STATED PROBLEM: Would you write out the listing verbatim and skip every picture in it?

--- SUPPLIED DATA ---

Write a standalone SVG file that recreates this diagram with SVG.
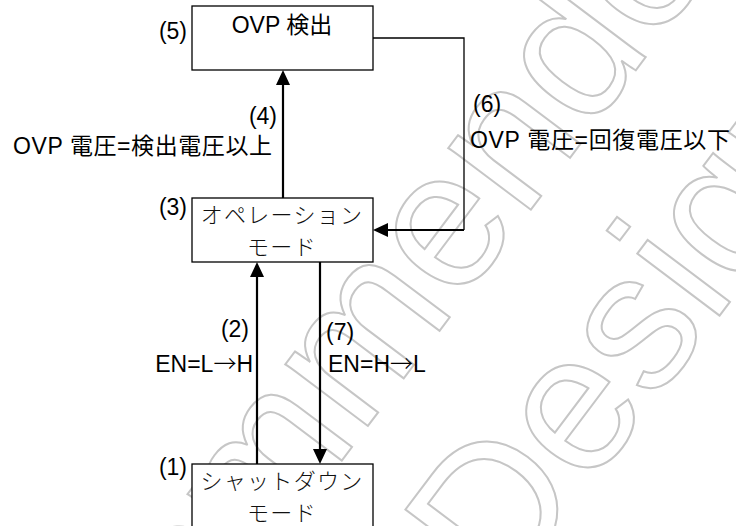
<svg xmlns="http://www.w3.org/2000/svg" width="736" height="526" viewBox="0 0 736 526">
<style>
.box{fill:#fff;stroke:#000;stroke-width:1.3}
.lbl{font-family:"Liberation Sans","Noto Sans CJK JP",sans-serif;font-size:23px;fill:#000}
.ar{font-family:"Noto Sans CJK JP",sans-serif;font-weight:200}
.jp{font-family:"Noto Sans CJK JP",sans-serif;font-size:22px;font-weight:300;fill:#111}
.thick{fill:none;stroke:#000;stroke-width:2.2}
.thin{fill:none;stroke:#000;stroke-width:1.3}
.wm{font-family:"Liberation Sans",sans-serif;font-size:195px;fill:none;stroke:#c6c6c6;stroke-width:2}
</style>
<defs>
<marker id="arr" markerUnits="userSpaceOnUse" markerWidth="16" markerHeight="16" refX="7" refY="7" orient="auto">
<path d="M0,0 L15,7 L0,14 z" fill="#000"/>
</marker>
</defs>
<rect width="736" height="526" fill="#fff"/>
<g id="watermark">
<text class="wm" transform="translate(-12,930) rotate(-53)">Recommended</text>
<text class="wm" transform="translate(503,603) rotate(-53)">Design</text>
</g>
<g id="connectors">
<line class="thick" x1="283" y1="198" x2="283" y2="78" marker-end="url(#arr)"/>
<polyline class="thin" points="373,38 464,38 464,230"/>
<line class="thick" x1="464" y1="230" x2="381" y2="230" marker-end="url(#arr)"/>
<line class="thick" x1="257" y1="464" x2="257" y2="270" marker-end="url(#arr)"/>
<line class="thick" x1="320" y1="262" x2="320" y2="456" marker-end="url(#arr)"/>
<text class="lbl" x="277" y="124" text-anchor="end">(4)</text>
<text class="lbl" x="13" y="154" textLength="259" lengthAdjust="spacing">OVP 電圧=検出電圧以上</text>
<text class="lbl" x="473" y="112">(6)</text>
<text class="lbl" x="470" y="148" textLength="260" lengthAdjust="spacing">OVP 電圧=回復電圧以下</text>
<text class="lbl" x="249" y="337" text-anchor="end">(2)</text>
<text class="lbl" x="253" y="371.5" text-anchor="end">EN=L<tspan class="ar">→</tspan>H</text>
<text class="lbl" x="326" y="340">(7)</text>
<text class="lbl" x="328" y="371.5">EN=H<tspan class="ar">→</tspan>L</text>
</g>
<g id="node-ovp">
<rect class="box" x="192" y="6" width="181" height="64"/>
<text class="lbl" x="282" y="33" text-anchor="middle">OVP 検出</text>
<text class="lbl" x="187" y="38.5" text-anchor="end">(5)</text>
</g>
<g id="node-operation">
<rect class="box" x="192" y="198" width="181" height="64"/>
<text class="jp" x="282" y="223" text-anchor="middle" letter-spacing="1.3">オペレーション</text>
<text class="jp" x="282" y="255" text-anchor="middle" letter-spacing="1.3">モード</text>
<text class="lbl" x="187" y="214.5" text-anchor="end">(3)</text>
</g>
<g id="node-shutdown">
<rect class="box" x="192" y="464" width="181" height="80"/>
<text class="jp" x="282" y="489" text-anchor="middle" letter-spacing="1.3">シャットダウン</text>
<text class="jp" x="282" y="521" text-anchor="middle" letter-spacing="1.3">モード</text>
<text class="lbl" x="187" y="475" text-anchor="end">(1)</text>
</g>
</svg>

---

EXERCISE ANSWER:
Write a standalone SVG file that recreates this diagram with SVG.
<svg xmlns="http://www.w3.org/2000/svg" width="736" height="526" viewBox="0 0 736 526">
<style>
.box{fill:#fff;stroke:#000;stroke-width:1.3}
.lbl{font-family:"Liberation Sans","Noto Sans CJK JP",sans-serif;font-size:23px;fill:#000}
.ar{font-family:"Noto Sans CJK JP",sans-serif;font-weight:200}
.jp{font-family:"Noto Sans CJK JP",sans-serif;font-size:22px;font-weight:300;fill:#111}
.thick{fill:none;stroke:#000;stroke-width:2.2}
.thin{fill:none;stroke:#000;stroke-width:1.3}
.wm{font-family:"Liberation Sans",sans-serif;font-size:195px;fill:none;stroke:#c6c6c6;stroke-width:2}
</style>
<defs>
<marker id="arr" markerUnits="userSpaceOnUse" markerWidth="16" markerHeight="16" refX="7" refY="7" orient="auto">
<path d="M0,0 L15,7 L0,14 z" fill="#000"/>
</marker>
</defs>
<rect width="736" height="526" fill="#fff"/>
<g id="watermark">
<text class="wm" transform="translate(-12,930) rotate(-53)">Recommended</text>
<text class="wm" transform="translate(503,603) rotate(-53)">Design</text>
</g>
<g id="connectors">
<line class="thick" x1="283" y1="198" x2="283" y2="78" marker-end="url(#arr)"/>
<polyline class="thin" points="373,38 464,38 464,230"/>
<line class="thick" x1="464" y1="230" x2="381" y2="230" marker-end="url(#arr)"/>
<line class="thick" x1="257" y1="464" x2="257" y2="270" marker-end="url(#arr)"/>
<line class="thick" x1="320" y1="262" x2="320" y2="456" marker-end="url(#arr)"/>
<text class="lbl" x="277" y="124" text-anchor="end">(4)</text>
<text class="lbl" x="13" y="154" textLength="259" lengthAdjust="spacing">OVP 電圧=検出電圧以上</text>
<text class="lbl" x="473" y="112">(6)</text>
<text class="lbl" x="470" y="148" textLength="260" lengthAdjust="spacing">OVP 電圧=回復電圧以下</text>
<text class="lbl" x="249" y="337" text-anchor="end">(2)</text>
<text class="lbl" x="253" y="371.5" text-anchor="end">EN=L<tspan class="ar">→</tspan>H</text>
<text class="lbl" x="326" y="340">(7)</text>
<text class="lbl" x="328" y="371.5">EN=H<tspan class="ar">→</tspan>L</text>
</g>
<g id="node-ovp">
<rect class="box" x="192" y="6" width="181" height="64"/>
<text class="lbl" x="282" y="33" text-anchor="middle">OVP 検出</text>
<text class="lbl" x="187" y="38.5" text-anchor="end">(5)</text>
</g>
<g id="node-operation">
<rect class="box" x="192" y="198" width="181" height="64"/>
<text class="jp" x="282" y="223" text-anchor="middle" letter-spacing="1.3">オペレーション</text>
<text class="jp" x="282" y="255" text-anchor="middle" letter-spacing="1.3">モード</text>
<text class="lbl" x="187" y="214.5" text-anchor="end">(3)</text>
</g>
<g id="node-shutdown">
<rect class="box" x="192" y="464" width="181" height="80"/>
<text class="jp" x="282" y="489" text-anchor="middle" letter-spacing="1.3">シャットダウン</text>
<text class="jp" x="282" y="521" text-anchor="middle" letter-spacing="1.3">モード</text>
<text class="lbl" x="187" y="475" text-anchor="end">(1)</text>
</g>
</svg>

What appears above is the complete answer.